## Exercise aim
Copy out each line exactly; pictures stay out of the copy.

----------------

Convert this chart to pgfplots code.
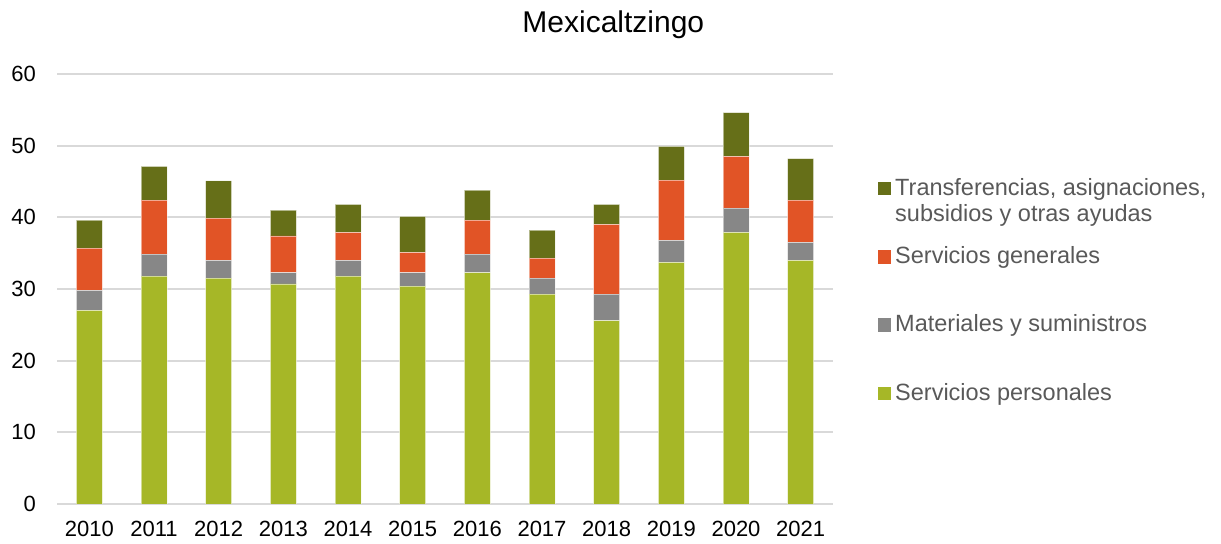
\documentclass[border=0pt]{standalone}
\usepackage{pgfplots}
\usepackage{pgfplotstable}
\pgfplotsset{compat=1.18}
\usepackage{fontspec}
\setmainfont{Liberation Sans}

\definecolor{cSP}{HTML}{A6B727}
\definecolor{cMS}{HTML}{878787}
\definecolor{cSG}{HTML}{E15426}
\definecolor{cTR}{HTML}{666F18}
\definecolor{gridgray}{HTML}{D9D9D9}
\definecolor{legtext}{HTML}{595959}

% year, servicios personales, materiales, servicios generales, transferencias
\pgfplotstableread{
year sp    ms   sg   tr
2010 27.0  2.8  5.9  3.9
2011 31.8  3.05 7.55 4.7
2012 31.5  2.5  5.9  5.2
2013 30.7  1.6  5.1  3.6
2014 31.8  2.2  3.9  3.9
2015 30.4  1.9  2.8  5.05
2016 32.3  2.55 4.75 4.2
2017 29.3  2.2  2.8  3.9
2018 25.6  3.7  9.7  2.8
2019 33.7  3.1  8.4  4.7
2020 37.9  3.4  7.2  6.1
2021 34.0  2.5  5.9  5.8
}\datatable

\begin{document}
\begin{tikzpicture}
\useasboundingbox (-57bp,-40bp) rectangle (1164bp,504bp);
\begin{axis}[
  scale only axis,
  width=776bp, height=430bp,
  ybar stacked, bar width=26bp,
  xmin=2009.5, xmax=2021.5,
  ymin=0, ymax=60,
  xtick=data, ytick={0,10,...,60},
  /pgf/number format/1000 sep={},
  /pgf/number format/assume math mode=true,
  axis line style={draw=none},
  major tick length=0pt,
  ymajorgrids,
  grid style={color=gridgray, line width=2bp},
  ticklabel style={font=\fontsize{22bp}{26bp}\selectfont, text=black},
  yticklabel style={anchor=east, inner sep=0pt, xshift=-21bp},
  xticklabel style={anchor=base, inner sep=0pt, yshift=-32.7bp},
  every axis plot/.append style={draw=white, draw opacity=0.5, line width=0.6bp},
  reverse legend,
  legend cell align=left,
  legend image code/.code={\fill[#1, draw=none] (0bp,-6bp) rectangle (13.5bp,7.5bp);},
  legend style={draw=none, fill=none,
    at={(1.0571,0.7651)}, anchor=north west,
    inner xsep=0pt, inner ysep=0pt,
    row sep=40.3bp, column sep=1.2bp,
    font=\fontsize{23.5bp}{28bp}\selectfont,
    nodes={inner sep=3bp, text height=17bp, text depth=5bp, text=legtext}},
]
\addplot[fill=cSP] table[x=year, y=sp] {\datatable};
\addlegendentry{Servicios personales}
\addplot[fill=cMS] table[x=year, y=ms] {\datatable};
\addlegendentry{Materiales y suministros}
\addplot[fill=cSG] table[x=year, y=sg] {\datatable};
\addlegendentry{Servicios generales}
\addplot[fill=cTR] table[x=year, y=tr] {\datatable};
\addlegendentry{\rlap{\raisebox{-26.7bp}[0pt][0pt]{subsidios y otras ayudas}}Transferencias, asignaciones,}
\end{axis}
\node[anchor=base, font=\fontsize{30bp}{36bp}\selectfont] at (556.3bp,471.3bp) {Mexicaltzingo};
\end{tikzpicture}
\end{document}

----------------

## The result
Convert this chart to pgfplots code.
\documentclass[border=0pt]{standalone}
\usepackage{pgfplots}
\usepackage{pgfplotstable}
\pgfplotsset{compat=1.18}
\usepackage{fontspec}
\setmainfont{Liberation Sans}

\definecolor{cSP}{HTML}{A6B727}
\definecolor{cMS}{HTML}{878787}
\definecolor{cSG}{HTML}{E15426}
\definecolor{cTR}{HTML}{666F18}
\definecolor{gridgray}{HTML}{D9D9D9}
\definecolor{legtext}{HTML}{595959}

% year, servicios personales, materiales, servicios generales, transferencias
\pgfplotstableread{
year sp    ms   sg   tr
2010 27.0  2.8  5.9  3.9
2011 31.8  3.05 7.55 4.7
2012 31.5  2.5  5.9  5.2
2013 30.7  1.6  5.1  3.6
2014 31.8  2.2  3.9  3.9
2015 30.4  1.9  2.8  5.05
2016 32.3  2.55 4.75 4.2
2017 29.3  2.2  2.8  3.9
2018 25.6  3.7  9.7  2.8
2019 33.7  3.1  8.4  4.7
2020 37.9  3.4  7.2  6.1
2021 34.0  2.5  5.9  5.8
}\datatable

\begin{document}
\begin{tikzpicture}
\useasboundingbox (-57bp,-40bp) rectangle (1164bp,504bp);
\begin{axis}[
  scale only axis,
  width=776bp, height=430bp,
  ybar stacked, bar width=26bp,
  xmin=2009.5, xmax=2021.5,
  ymin=0, ymax=60,
  xtick=data, ytick={0,10,...,60},
  /pgf/number format/1000 sep={},
  /pgf/number format/assume math mode=true,
  axis line style={draw=none},
  major tick length=0pt,
  ymajorgrids,
  grid style={color=gridgray, line width=2bp},
  ticklabel style={font=\fontsize{22bp}{26bp}\selectfont, text=black},
  yticklabel style={anchor=east, inner sep=0pt, xshift=-21bp},
  xticklabel style={anchor=base, inner sep=0pt, yshift=-32.7bp},
  every axis plot/.append style={draw=white, draw opacity=0.5, line width=0.6bp},
  reverse legend,
  legend cell align=left,
  legend image code/.code={\fill[#1, draw=none] (0bp,-6bp) rectangle (13.5bp,7.5bp);},
  legend style={draw=none, fill=none,
    at={(1.0571,0.7651)}, anchor=north west,
    inner xsep=0pt, inner ysep=0pt,
    row sep=40.3bp, column sep=1.2bp,
    font=\fontsize{23.5bp}{28bp}\selectfont,
    nodes={inner sep=3bp, text height=17bp, text depth=5bp, text=legtext}},
]
\addplot[fill=cSP] table[x=year, y=sp] {\datatable};
\addlegendentry{Servicios personales}
\addplot[fill=cMS] table[x=year, y=ms] {\datatable};
\addlegendentry{Materiales y suministros}
\addplot[fill=cSG] table[x=year, y=sg] {\datatable};
\addlegendentry{Servicios generales}
\addplot[fill=cTR] table[x=year, y=tr] {\datatable};
\addlegendentry{\rlap{\raisebox{-26.7bp}[0pt][0pt]{subsidios y otras ayudas}}Transferencias, asignaciones,}
\end{axis}
\node[anchor=base, font=\fontsize{30bp}{36bp}\selectfont] at (556.3bp,471.3bp) {Mexicaltzingo};
\end{tikzpicture}
\end{document}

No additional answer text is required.